Performance Comparison in 2026
Modern benchmarks consistently show JSON outperforming XML in parsing speed and payload size. A typical API response is 30-50% smaller in JSON than XML. JSON parsing in V8 (Chrome, Node.js) and SpiderMonkey (Firefox) has been heavily optimized over the past decade, making JSON.parse() one of the fastest deserialization operations available in any language.
However, for streaming large documents, XML's SAX parsers can be more memory-efficient than loading an entire JSON document into memory.

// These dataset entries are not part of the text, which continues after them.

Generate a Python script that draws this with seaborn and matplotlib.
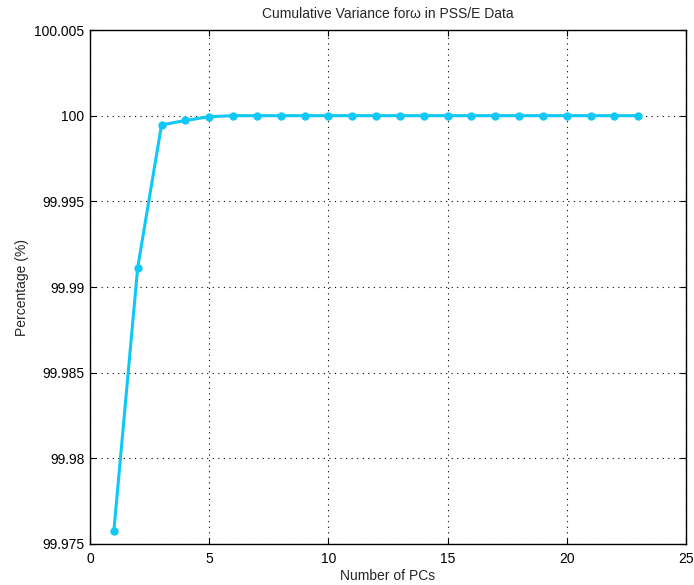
import matplotlib
matplotlib.use("Agg")
import matplotlib.pyplot as plt
import seaborn as sns
import pandas as pd

num_pcs = list(range(1, 24))
cum_var = [99.97576, 99.99113, 99.99946, 99.99972, 99.99994] + [100.0] * 18
x_ticks = [0, 5, 10, 15, 20, 25]
y_ticks = [99.975, 99.98, 99.985, 99.99, 99.995, 100, 100.005]
y_labels = ["99.975", "99.98", "99.985", "99.99", "99.995", "100", "100.005"]

sns.set_theme(style="white")
plt.rcParams['font.family'] = ['Liberation Sans', 'DejaVu Sans']

df = pd.DataFrame({"pc": num_pcs, "var": cum_var})

fig = plt.figure(figsize=(6.94, 5.85), dpi=100)
ax = fig.add_axes([0.1297, 0.0701, 0.8588, 0.8786])
sns.lineplot(data=df, x="pc", y="var", ax=ax, color="#0fc8f5", linewidth=2.2,
             marker="o", markersize=6, markeredgewidth=0)

ax.set_xlim(0, 25)
ax.set_ylim(99.975, 100.005)
ax.set_xticks(x_ticks)
ax.set_xticklabels([str(t) for t in x_ticks], fontsize=10)
ax.set_yticks(y_ticks)
ax.set_yticklabels(y_labels, fontsize=10)
ax.grid(True, linestyle=(0, (1, 4)), color="black", linewidth=0.8)
ax.tick_params(direction="in", length=4, width=0.8, colors="black", top=True, right=True,
               bottom=True, left=True)
ax.tick_params(axis="x", pad=6)
ax.tick_params(axis="y", pad=4)
for s in ax.spines.values():
    s.set_color("black")
    s.set_linewidth(1.0)
ax.set_xlabel("Number of PCs", fontsize=10, labelpad=2)
ax.set_ylabel("Percentage (%)", fontsize=10, labelpad=4)
ax.set_title("Cumulative Variance for\u03c9 in PSS/E Data", fontsize=10, pad=9)

fig.savefig("out.png", dpi=100, facecolor="white")
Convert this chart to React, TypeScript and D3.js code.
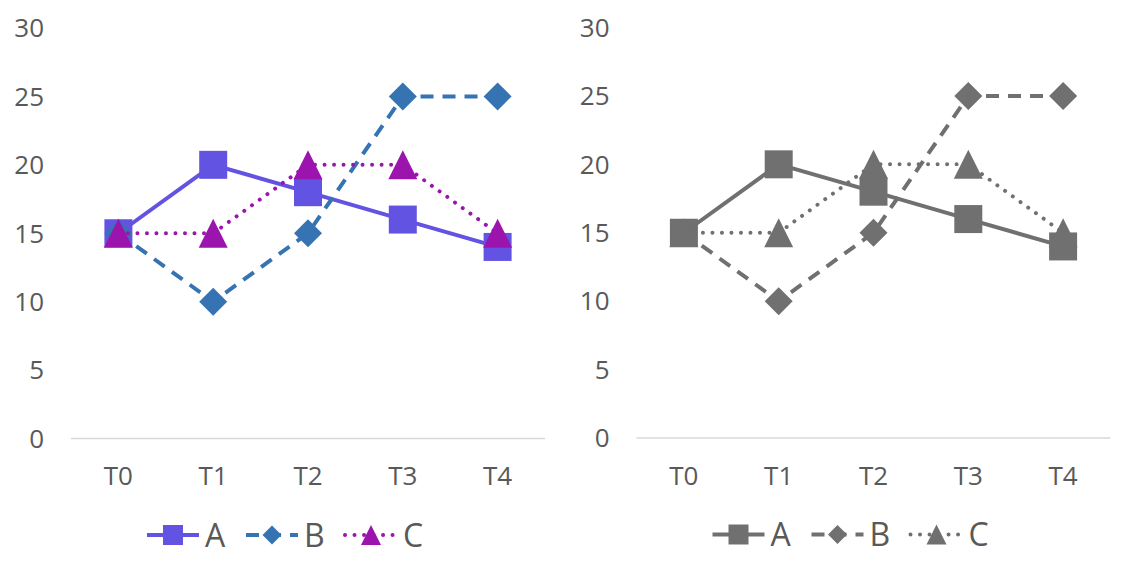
import * as React from 'react';
import {useEffect, useRef} from 'react';
import * as d3 from 'd3';

const categories = ['T0', 'T1', 'T2', 'T3', 'T4'];
const seriesNames = ['A', 'B', 'C'];
const valuesA = [15, 20, 18, 16, 14];
const valuesB = [15, 10, 15, 25, 25];
const valuesC = [15, 15, 20, 20, 15];
const yTicks = [0, 5, 10, 15, 20, 25, 30];

const colorPalette = ['#6353e2', '#3673b3', '#9b14ae'];
const grayPalette = ['#707070', '#707070', '#707070'];

const width = 1130;
const height = 578;
const font = '"Open Sans", sans-serif';
const textColor = '#595959';

// line style per series: solid, dash, round dot
const dashes = ['none', '13 9', '0.01 9.5'];
const caps = ['butt', 'butt', 'round'];

const triangle = {
  draw(ctx: any, size: number) {
    const s = Math.sqrt(size);
    ctx.moveTo(0, -s / 2);
    ctx.lineTo(s / 2, s / 2);
    ctx.lineTo(-s / 2, s / 2);
    ctx.closePath();
  }
};
const diamond = {
  draw(ctx: any, size: number) {
    const s = Math.sqrt(size) / 2;
    ctx.moveTo(0, -s);
    ctx.lineTo(s, 0);
    ctx.lineTo(0, s);
    ctx.lineTo(-s, 0);
    ctx.closePath();
  }
};
const shapes: any[] = [d3.symbolSquare, diamond, triangle];
const markerSides = [28, 28, 29];
const legendSides = [20, 19, 20];

const drawChart = (svg: any, palette: string[], dx: number, dy: number) => {
  const series = [valuesA, valuesB, valuesC];
  const g = svg.append('g').attr('transform', `translate(${dx},${dy})`);

  const x = d3.scaleBand().domain(categories).range([71, 545]);
  const y = d3.scaleLinear().domain([0, 30]).range([438.5, 28]);
  const cx = (c: string) => x(c)! + x.bandwidth() / 2;

  g.append('line')
    .attr('x1', x.range()[0]).attr('x2', x.range()[1])
    .attr('y1', y(0)).attr('y2', y(0))
    .attr('stroke', '#d9d9d9').attr('stroke-width', 1.5);

  g.append('g').selectAll('text')
    .data(yTicks)
    .join('text')
    .attr('x', 44)
    .attr('y', (d: number) => y(d) + 9.3)
    .attr('text-anchor', 'end')
    .style('font', `26px ${font}`)
    .attr('fill', textColor)
    .text((d: number) => d);

  g.append('g').selectAll('text')
    .data(categories)
    .join('text')
    .attr('x', cx)
    .attr('y', 485)
    .attr('text-anchor', 'middle')
    .style('font', `26px ${font}`)
    .attr('fill', textColor)
    .text((d: string) => d);

  series.forEach((vals, i) => {
    const line = d3.line<number>()
      .x((_, j) => cx(categories[j]))
      .y(d => y(d));
    g.append('path')
      .attr('d', line(vals))
      .attr('fill', 'none')
      .attr('stroke', palette[i])
      .attr('stroke-width', 4)
      .attr('stroke-dasharray', dashes[i])
      .attr('stroke-linecap', caps[i])
      .attr('stroke-linejoin', 'round');
    const sym = d3.symbol().type(shapes[i]).size(markerSides[i] * markerSides[i]);
    g.append('g').selectAll('path')
      .data(vals)
      .join('path')
      .attr('transform', (d: number, j: number) => `translate(${cx(categories[j])},${y(d)})`)
      .attr('d', sym())
      .attr('fill', palette[i]);
  });

  // legend
  const legend = g.append('g').attr('transform', 'translate(147,535)');
  seriesNames.forEach((name, i) => {
    const e = legend.append('g').attr('transform', `translate(${i * 99},0)`);
    e.append('line')
      .attr('x1', 0).attr('x2', 52).attr('y1', 0).attr('y2', 0)
      .attr('stroke', palette[i])
      .attr('stroke-width', 4)
      .attr('stroke-dasharray', dashes[i])
      .attr('stroke-linecap', caps[i]);
    e.append('path')
      .attr('transform', 'translate(26,0)')
      .attr('d', d3.symbol().type(shapes[i]).size(legendSides[i] * legendSides[i])())
      .attr('fill', palette[i]);
    e.append('text')
      .attr('x', 58)
      .attr('y', 11.5)
      .style('font', `32px ${font}`)
      .attr('fill', textColor)
      .text(name);
  });
};

const App = () => {
  const ref = useRef<SVGSVGElement>(null);
  useEffect(() => {
    const svg = d3.select(ref.current);
    svg.selectAll('*').remove();
    drawChart(svg, colorPalette, 0, 0);
    drawChart(svg, grayPalette, 565.5, -0.5);
  }, []);
  return (
    <svg
      ref={ref}
      width={width}
      height={height}
      style={{position: 'absolute', left: 0, top: 0, background: '#fff'}}
    />
  );
};

export default App;
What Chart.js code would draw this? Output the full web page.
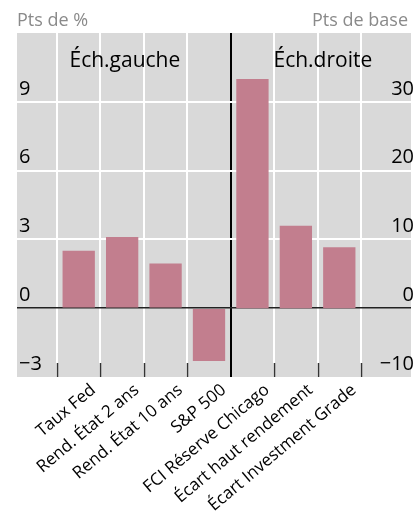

For datasets over 100MB, consider streaming JSON parsers or binary formats like Protocol Buffers.
When to Use JSON
- REST APIs and web services
- Configuration files (with JSONC for comments)
- NoSQL database storage (MongoDB, CouchDB, DynamoDB)
- Real-time communication (WebSocket, Server-Sent Events)
- Frontend-backend data exchange
- Package manifests (package.json, composer.json)
When to Use XML
- Document formats (HTML, SVG, EPUB, Office documents)
- Enterprise integrations with SOAP or WS-* standards
- Regulatory compliance (healthcare, finance, government)
- Complex document transformations (XSLT)
- Data with mixed content (text with inline markup)
- Systems requiring strict schema validation
The Verdict for 2026
For the vast majority of web development work in 2026, JSON is the right choice. It's lighter, faster to parse, easier to work with, and universally supported across every programming language and platform. The tooling ecosystem — from online formatters like JSONPretty to CLI utilities like jq — makes working with JSON a pleasure.
XML remains the better choice for document-centric applications, enterprise integrations that mandate it, and any domain where schemas, namespaces, or XSLT transformations are essential. There's no shame in using XML when it's the right tool for the job.
The real answer? Use JSON by default, XML when required. And whatever format you're working with, always use proper formatting tools to keep your data readable and maintainable.